Point Guard Mentality - This is Lin’s biggest asset and the reason that the Knicks are once again a contender in the Eastern Conference. Lin thinks like a point guard and operates Mike D’Antoni’s offense with the patience and flow that is necessary to make it work. If you don’t believe me take a look at the numbers. Since Lin started playing big minutes five games ago the Knicks are averaging 99.4 points per game compared to about 95 points per game when Lin was a benchwarmer. This offensive production has occurred largely without both Amar’e Stoudemire and Carmelo Anthony on the court. Lin’s point guard mentality is a skill that can’t be taught and if all else fails going forward this will be the one part of his game that won’t abandon him.

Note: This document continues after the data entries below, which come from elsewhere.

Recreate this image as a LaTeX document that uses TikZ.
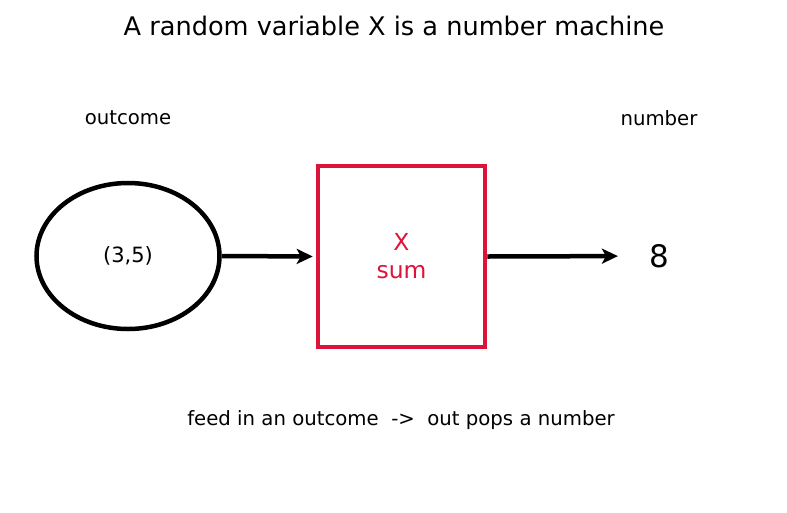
\documentclass[tikz,border=0pt]{standalone}
\usepackage{fontspec}
\setmainfont{DejaVu Sans}
\usetikzlibrary{arrows.meta,positioning,shapes.geometric}
\definecolor{crimson}{RGB}{220,20,60}

\begin{document}
\begin{tikzpicture}[x=1pt,y=-1pt,>={Stealth[length=16pt,width=15pt,inset=4pt]},
  lbl/.style={font=\fontsize{19.7}{23}\selectfont},
  flow/.style={->,line width=4.5pt}]
\useasboundingbox (0,0) rectangle (787,512);
\node (title) at (394,26) {\fontsize{25.6}{30}\selectfont A random variable X is a number machine};
\node[lbl] (outlbl) at (128,118) {outcome};
\node[lbl] (numlbl) at (659,118) {number};
\node[draw,ellipse,line width=4.5pt,minimum width=183pt,minimum height=146pt,inner sep=0pt,
  font=\fontsize{21}{25}\selectfont] (outcome) at (128,256) {(3,5)};
\node[draw=crimson,line width=4.5pt,minimum width=167pt,minimum height=181pt,
  text=crimson,align=center,font=\fontsize{23.4}{28}\selectfont] (machine) at (401.5,256.5) {X\\sum};
\node[font=\fontsize{31}{36}\selectfont,inner sep=0pt] (value) at (659,256) {8};
\draw[flow,shorten >=3pt] (outcome.east) -- (machine.west);
\draw[flow,shorten >=31pt] (machine.east) -- (value.west);
\node[lbl] (caption) at (401,420) {feed in an outcome\ \ ->\ \ out pops a number};
\end{tikzpicture}
\end{document}
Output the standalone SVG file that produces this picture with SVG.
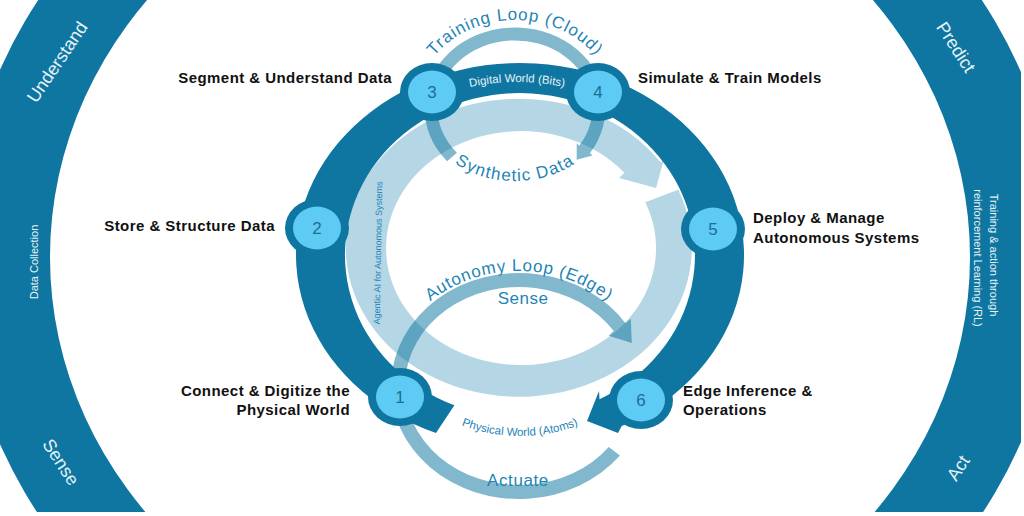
<svg xmlns="http://www.w3.org/2000/svg" width="1024" height="516" viewBox="0 0 1024 516">
<defs>
<style>
.lbl{font-family:"Liberation Sans",Arial,sans-serif;font-weight:bold;font-size:15px;letter-spacing:0.45px;fill:#111}
.ring{font-family:"Liberation Sans",Arial,sans-serif;fill:#e6f3f9}
.loop{font-family:"Liberation Sans",Arial,sans-serif;fill:#1f84b5}
.num{font-family:"Liberation Sans",Arial,sans-serif;font-size:17px;fill:#1d6e94;text-anchor:middle}
.nodeOuter{fill:#0e76a0}
.nodeInner{fill:#5ecbf5}
</style>
<clipPath id="clipAll"><rect x="0" y="0" width="1021" height="512"/></clipPath>
<path id="tpTrain" d="M 415 108 A 100 88 0 0 1 615 108"/>
<path id="tpSynth" d="M 423 108 A 92 73 0 0 0 607 108"/>
<path id="tpDigital" d="M 317.5 255 A 199.5 173 0 0 1 716.5 255"/>
<path id="tpAuto" d="M 388 386 A 131 115 0 0 1 650 386"/>
<path id="tpPhys" d="M 356 272 A 164 164 0 0 0 684 272"/>
</defs>
<rect width="1024" height="516" fill="#ffffff"/>

<g id="outer-ring" clip-path="url(#clipAll)">
<path fill="#0e76a0" fill-rule="evenodd" d="M -40 257 A 550 500 0 1 0 1060 257 A 550 500 0 1 0 -40 257 Z M 50 257 A 460 418 0 1 0 970 257 A 460 418 0 1 0 50 257 Z"/>
<text class="ring" font-size="18" text-anchor="middle" dy="0.35em" transform="translate(57,62) rotate(-56)">Understand</text>
<text class="ring" font-size="11" text-anchor="middle" dy="0.35em" transform="translate(34,262) rotate(-90)">Data Collection</text>
<text class="ring" font-size="18" text-anchor="middle" dy="0.35em" transform="translate(61,462) rotate(57)">Sense</text>
<text class="ring" font-size="18" text-anchor="middle" dy="0.35em" transform="translate(956,47) rotate(57)">Predict</text>
<text class="ring" font-size="11" text-anchor="middle" dy="0.35em" transform="translate(994,255) rotate(90)">Training &amp; action through</text>
<text class="ring" font-size="11" text-anchor="middle" dy="0.35em" transform="translate(978,258) rotate(90)">reinforcement Learning (RL)</text>
<text class="ring" font-size="18" text-anchor="middle" dy="0.35em" transform="translate(958,468) rotate(-57)">Act</text>
</g>

<g id="connectors">
<g id="agentic-loop">
<path fill="#b5d6e5" d="M 678.2 189.8 A 173 149 0 1 1 660.7 162.5 L 664 159 L 656 188 L 619 178 L 624.4 172.8 A 135 117 0 1 0 645.3 202.3 Z"/>
<text class="loop" font-size="9" text-anchor="middle" fill="#2a80ad" transform="translate(381,253) rotate(-89)">Agentic AI for Autonomous Systems</text>
</g>
<g id="training-loop">
<path fill="#0e76a0" opacity="0.52" d="M 447.1 161.3 A 90.5 80.5 0 1 1 590 153 L 592.5 155.5 L 576.7 159.7 L 576.7 143.3 L 579.2 145.7 A 77.5 67.5 0 1 0 456.9 152.7 Z"/>
</g>
<g id="autonomy-loop">
<path fill="#0e76a0" opacity="0.52" d="M 619.9 455.6 A 128 113 0 1 1 625.5 323.3 L 630.8 318.7 L 631.8 343.1 L 608.6 335.7 L 613.8 331.1 A 114 99 0 1 0 608.8 447 Z"/>
</g>
<g id="main-cycle">
<path fill="#0e76a0" d="M 436 433 A 224 192 0 1 1 621.7 426.1 L 618 433 L 587 421 L 599 391 L 599.5 399.3 A 175 162 0 1 0 454.4 405.2 Z"/>
</g>
</g>

<g id="loop-labels">
<text class="loop" font-size="17" letter-spacing="0.9"><textPath href="#tpTrain" startOffset="50%" text-anchor="middle">Training Loop (Cloud)</textPath></text>
<text class="loop" font-size="17" letter-spacing="1.2"><textPath href="#tpSynth" startOffset="50%" text-anchor="middle">Synthetic Data</textPath></text>
<text class="ring" font-size="11.5" fill="#d6eef8"><textPath href="#tpDigital" startOffset="50%" text-anchor="middle">Digital World (Bits)</textPath></text>
<text class="loop" font-size="17" letter-spacing="0.8"><textPath href="#tpAuto" startOffset="50%" text-anchor="middle">Autonomy Loop (Edge)</textPath></text>
<text class="loop" font-size="17" letter-spacing="0.5" x="523" y="304" text-anchor="middle">Sense</text>
<text class="loop" font-size="17" letter-spacing="0.6" x="518" y="486" text-anchor="middle">Actuate</text>
<text class="loop" font-size="11.5"><textPath href="#tpPhys" startOffset="50%" text-anchor="middle">Physical World (Atoms)</textPath></text>
</g>

<g id="node1">
<ellipse class="nodeOuter" cx="400" cy="397" rx="32" ry="29"/>
<ellipse class="nodeInner" cx="400" cy="397" rx="24" ry="21.5"/>
<text class="num" x="400" y="403">1</text>
<text class="lbl" x="350" y="396" text-anchor="end">Connect &amp; Digitize the</text>
<text class="lbl" x="350" y="415" text-anchor="end">Physical World</text>
</g>
<g id="node2">
<ellipse class="nodeOuter" cx="317" cy="228" rx="32" ry="29"/>
<ellipse class="nodeInner" cx="317" cy="228" rx="24" ry="21.5"/>
<text class="num" x="317" y="234">2</text>
<text class="lbl" x="275" y="231" text-anchor="end">Store &amp; Structure Data</text>
</g>
<g id="node3">
<ellipse class="nodeOuter" cx="432" cy="92" rx="32" ry="29"/>
<ellipse class="nodeInner" cx="432" cy="92" rx="24" ry="21.5"/>
<text class="num" x="432" y="98">3</text>
<text class="lbl" x="392" y="83" text-anchor="end">Segment &amp; Understand Data</text>
</g>
<g id="node4">
<ellipse class="nodeOuter" cx="598" cy="92" rx="32" ry="29"/>
<ellipse class="nodeInner" cx="598" cy="92" rx="24" ry="21.5"/>
<text class="num" x="598" y="98">4</text>
<text class="lbl" x="638" y="83">Simulate &amp; Train Models</text>
</g>
<g id="node5">
<ellipse class="nodeOuter" cx="713" cy="229" rx="32" ry="29"/>
<ellipse class="nodeInner" cx="713" cy="229" rx="24" ry="21.5"/>
<text class="num" x="713" y="235">5</text>
<text class="lbl" x="753" y="223">Deploy &amp; Manage</text>
<text class="lbl" x="753" y="243">Autonomous Systems</text>
</g>
<g id="node6">
<ellipse class="nodeOuter" cx="641" cy="400" rx="32" ry="29"/>
<ellipse class="nodeInner" cx="641" cy="400" rx="24" ry="21.5"/>
<text class="num" x="641" y="406">6</text>
<text class="lbl" x="683" y="396">Edge Inference &amp;</text>
<text class="lbl" x="683" y="415">Operations</text>
</g>
</svg>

Knack For Getting To The Rim - Lin is not lightening fast or quick as the likes of Ty Lawson or John Wall but he has an uncanny ability of getting to the rim and either finishing or getting fouled. Teams have started to adjust to this by throwing double teams at him or making him go to his left but he still gets into the paint when he wants more often than not.
Defense – This is easily the most overlooked part of Lin’s game. All the attention has been focused on his offensive exploits but he is actually a good defender. He is averaging two steals per game over his last five games and has held his own against the likes of Deron Williams, Ricky Rubio and Wall.

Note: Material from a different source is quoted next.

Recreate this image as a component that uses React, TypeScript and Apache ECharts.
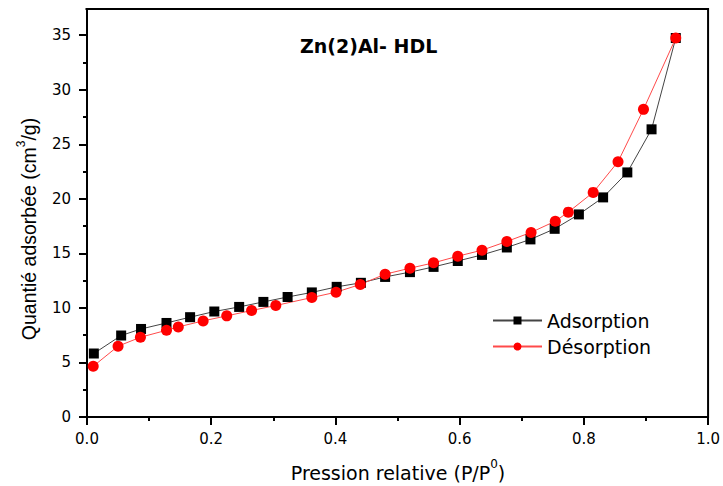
import React, { useEffect, useRef } from "react";
import * as echarts from "echarts";

const adsX = [0.011, 0.055, 0.087, 0.128, 0.166, 0.205, 0.245, 0.284, 0.323, 0.362, 0.402, 0.441, 0.480, 0.520, 0.558, 0.597, 0.636, 0.676, 0.714, 0.753, 0.792, 0.831, 0.870, 0.909, 0.948];
const adsY = [5.82, 7.47, 8.07, 8.62, 9.15, 9.67, 10.09, 10.55, 11.0, 11.42, 11.93, 12.3, 12.84, 13.28, 13.76, 14.3, 14.86, 15.54, 16.28, 17.25, 18.57, 20.13, 22.42, 26.37, 34.74];
const desX = [0.010, 0.050, 0.086, 0.128, 0.147, 0.187, 0.225, 0.265, 0.304, 0.362, 0.401, 0.440, 0.480, 0.520, 0.558, 0.597, 0.636, 0.676, 0.715, 0.754, 0.775, 0.815, 0.855, 0.896, 0.948];
const desY = [4.65, 6.49, 7.31, 7.95, 8.26, 8.81, 9.27, 9.76, 10.22, 10.95, 11.44, 12.15, 13.09, 13.64, 14.13, 14.74, 15.29, 16.09, 16.92, 17.95, 18.78, 20.59, 23.4, 28.2, 34.74];

const seriesNames = ["Adsorption", "Désorption"];
const chartTitle = "Zn(2)Al- HDL";

const FONT = "DejaVu Sans";

export default function App() {
  const ref = useRef<HTMLDivElement>(null);
  useEffect(() => {
    if (!ref.current) return;
    const chart = echarts.init(ref.current, undefined, { renderer: "svg" });
    const zip = (xs: number[], ys: number[]) => xs.map((x, i) => [x, ys[i]]);
    chart.setOption({
      animation: false,
      backgroundColor: "#fff",
      grid: { left: 87, right: 12, top: 9, bottom: 69, show: true, borderColor: "#000", borderWidth: 2, backgroundColor: "transparent" },
      xAxis: {
        type: "value", min: 0, max: 1, interval: 0.2,
        axisLine: { show: true, lineStyle: { color: "#000", width: 2 } },
        axisTick: { show: true, length: 8, lineStyle: { color: "#000", width: 2 } },
        minorTick: { show: true, splitNumber: 2, length: 4, lineStyle: { color: "#000", width: 2 } },
        splitLine: { show: false },
        axisLabel: { color: "#000", fontFamily: FONT, fontSize: 15, margin: 14, formatter: (v: number) => v.toFixed(1) },
      },
      yAxis: {
        type: "value", min: 0, max: 37.4, interval: 5,
        axisLine: { show: true, lineStyle: { color: "#000", width: 2 } },
        axisTick: { show: true, length: 8, lineStyle: { color: "#000", width: 2 } },
        minorTick: { show: true, splitNumber: 2, length: 4, lineStyle: { color: "#000", width: 2 } },
        splitLine: { show: false },
        axisLabel: { color: "#000", fontFamily: FONT, fontSize: 15, margin: 16, showMaxLabel: false },
      },
      legend: {
        left: 487, top: 306, orient: "vertical", itemWidth: 49, itemHeight: 10, itemGap: 7,
        textStyle: { color: "#000", fontFamily: FONT, fontSize: 19 },
        data: seriesNames,
      },
      series: [
        {
          name: seriesNames[0], type: "line", data: zip(adsX, adsY),
          symbol: "rect", symbolSize: 10,
          itemStyle: { color: "#000" },
          lineStyle: { color: "#444", width: 1 },
        },
        {
          name: seriesNames[1], type: "line", data: zip(desX, desY),
          symbol: "circle", symbolSize: 11,
          itemStyle: { color: "#ff0000" },
          lineStyle: { color: "#ff4a4a", width: 1 },
        },
      ],
      graphic: [
        { type: "rect", z: 100, shape: { x: 70, y: 0, width: 15.5, height: 30 }, style: { fill: "#fff" } },
        {
          type: "text", x: 300, y: 46, z: 100,
          style: { text: chartTitle, fontFamily: FONT, fontWeight: "bold", fontSize: 19, fill: "#000", verticalAlign: "middle", align: "left" },
        },
        {
          type: "text", x: 398, y: 470, z: 100,
          style: {
            text: "{n|Pression relative (P/P}{s|0}{n|)}",
            align: "center", verticalAlign: "middle",
            rich: {
              n: { fontFamily: FONT, fontSize: 19, fill: "#000", lineHeight: 24, verticalAlign: "bottom" },
              s: { fontFamily: FONT, fontSize: 12, fill: "#000", lineHeight: 24, verticalAlign: "top" },
            },
          },
        },
        {
          type: "text", x: 27, y: 229, z: 100, rotation: Math.PI / 2,
          style: {
            text: "{n|Quantié adsorbée (cm}{s|3}{n|/g)}",
            align: "center", verticalAlign: "middle",
            rich: {
              n: { fontFamily: "Liberation Sans", fontSize: 19.5, fill: "#000", lineHeight: 24, verticalAlign: "bottom" },
              s: { fontFamily: "Liberation Sans", fontSize: 12, fill: "#000", lineHeight: 24, verticalAlign: "top" },
            },
          },
        },
      ],
    });
    return () => chart.dispose();
  }, []);
  return <div ref={ref} style={{ width: 723, height: 486, position: "absolute", left: 0, top: 0 }} />;
}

Turnovers – Lin is a good passer but sometimes he tries to be too cute with his dishes, especially in the paint or off the pick and roll. As Lin gets more comfortable with his teammates he should get a better understanding of their capabilities and limitations. Expect the turnovers per game to drop from 4.6 to around three per game in the near future. This is still not great but palatable for the point guard position.

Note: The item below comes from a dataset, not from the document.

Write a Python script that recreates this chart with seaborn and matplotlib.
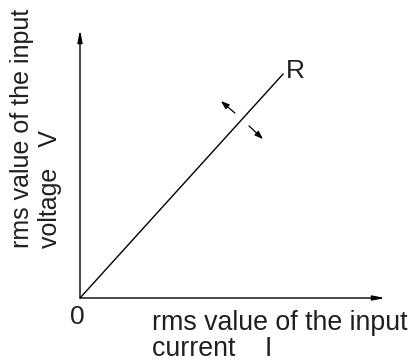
import matplotlib
matplotlib.use("Agg")
import matplotlib.pyplot as plt
import seaborn as sns

# data (axis fractions: origin at 0, axis arrow tips at 1)
current = [0.0, 0.666]
voltage = [0.0, 0.836]

# small direction arrows: (tail, head)
arrow_tails = [(0.508, 0.690), (0.554, 0.642)]
arrow_heads = [(0.462, 0.735), (0.600, 0.593)]

line_label = "R"
origin_label = "0"
x_label = "rms value of the input\ncurrent    I"
y_label = "rms value of the input\nvoltage   V"

W, H = 411, 363

sns.set_theme(style="white")
plt.rcParams['font.family'] = ['Liberation Sans', 'DejaVu Sans']

fig = plt.figure(figsize=(W / 100, H / 100), dpi=100)
fig.patch.set_facecolor('white')

# axes box in pixels: origin (80, 298), x tip 385, y tip 30
ax = fig.add_axes([80 / W, 1 - 298 / H, 305 / W, 268 / H])
ax.set_xlim(0, 1)
ax.set_ylim(0, 1)
ax.set_facecolor('none')
for s in ax.spines.values():
    s.set_visible(False)
ax.set_xticks([])
ax.set_yticks([])

sns.lineplot(x=current, y=voltage, ax=ax, color='black', lw=1.0)

# axis arrows
head = dict(arrowstyle='-|>,head_length=0.9,head_width=0.18', color='black',
            lw=1.0, mutation_scale=8, shrinkA=0, shrinkB=0)
ax.annotate('', xy=(1, 0), xytext=(0, 0), arrowprops=head, annotation_clip=False)
ax.annotate('', xy=(0, 1), xytext=(0, 0), arrowprops=head, annotation_clip=False)

small = dict(arrowstyle='-|>,head_length=0.7,head_width=0.25', color='black',
             lw=0.9, mutation_scale=7, shrinkA=0, shrinkB=0)
for t, h in zip(arrow_tails, arrow_heads):
    ax.annotate('', xy=h, xytext=t, arrowprops=small)

txt = '#231f20'
ax.text(current[1] + 0.008, voltage[1] + 0.012, line_label, fontsize=19,
        ha='left', va='center', color=txt)
ax.text(-0.008, -0.025, origin_label, fontsize=19, ha='center', va='top', color=txt)

fig.text(152 / W, 1 - 310 / H, x_label, fontsize=19.3, ha='left', va='top',
         multialignment='left', linespacing=1.0, color=txt)
fig.text(10 / W, 1 - 248 / H, y_label, fontsize=18, rotation=90, ha='left', va='bottom',
         multialignment='left', linespacing=1.22, color=txt)

fig.savefig('out.png', dpi=100, facecolor='white')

Athleticism – This is probably the biggest reason why Lin didn’t get a chance at the NBA level until Super Bowl weekend. He is not a great jumper and doesn’t wow you with his speed. You don’t need to be super athletic, however, to be successful in the NBA. Larry Bird and John Stockton couldn’t jump over a phone book but they are both considered all time greats.
Jump Shot – It’s not Rajon Rondo bad but it needs some work. While Lin actually has nice arc and good rotation on his shot, his form is not great and it takes him forever to release the ball. Luckily, a jump shot can be improved through practice. Given the fact that Lin was prepared to take the court despite having little hope of getting a chance to play I have no doubt that he will put the work in to make himself a better shooter.
The 76ers and Spurs have both started off great this season, each posting a 19-9 record through 28 games. Despite their hot starts I don’t consider either team a serious threat in the playoffs. The problem with the 76ers is that they are a great regular season team but a lousy playoff squad. They have the depth and young legs to make it through the 66 game grind but lack the go to guy to lean on in close, defensive minded playoff games. As for the Spurs, their problem is similar to the Sixers minus the young legs. In addition, they set a precedent last year as a fraud regular season team with a six game ouster in the first round against the Grizzlies despite winning 61 games and grabbing the top seed in the Western Conference.
Why has LeBron James become such an efficient scorer this year from the field? The answer is simple; he isn’t bailing out the defense by jacking up threes. James is shooting a sparkling 54.2 percent from the field this season while also attempting a career low 1.8 threes per game. Now getting the King to take the ball to the hole at the end of a tight playoff game is another story but if there ever was a year James dominates in the playoffs this will be it.
It’s too bad that this isn’t a regular 82 game season because if it was the Bobcats would have a great chance of winning less than nine games and setting the record for worst regular season record in NBA history currently held by the 1972-73 76ers. Charlotte is 3-24, has lost 14 in a row and is being outscored by a whopping 14.6 points per game. They also have one of the worst offensive teams ever assembled. They have scored more than 100 points exactly three times this year while failing to put up 80 points eight times. Isaiah Thomas gets a lot of flack for his regime as Knicks GM and rightfully so but Michael Jordan has been equally bad as an owner and “Managing Member of Basketball Operations” for the Bobcats since 2006. It doesn’t look like he’ll be getting better anytime soon.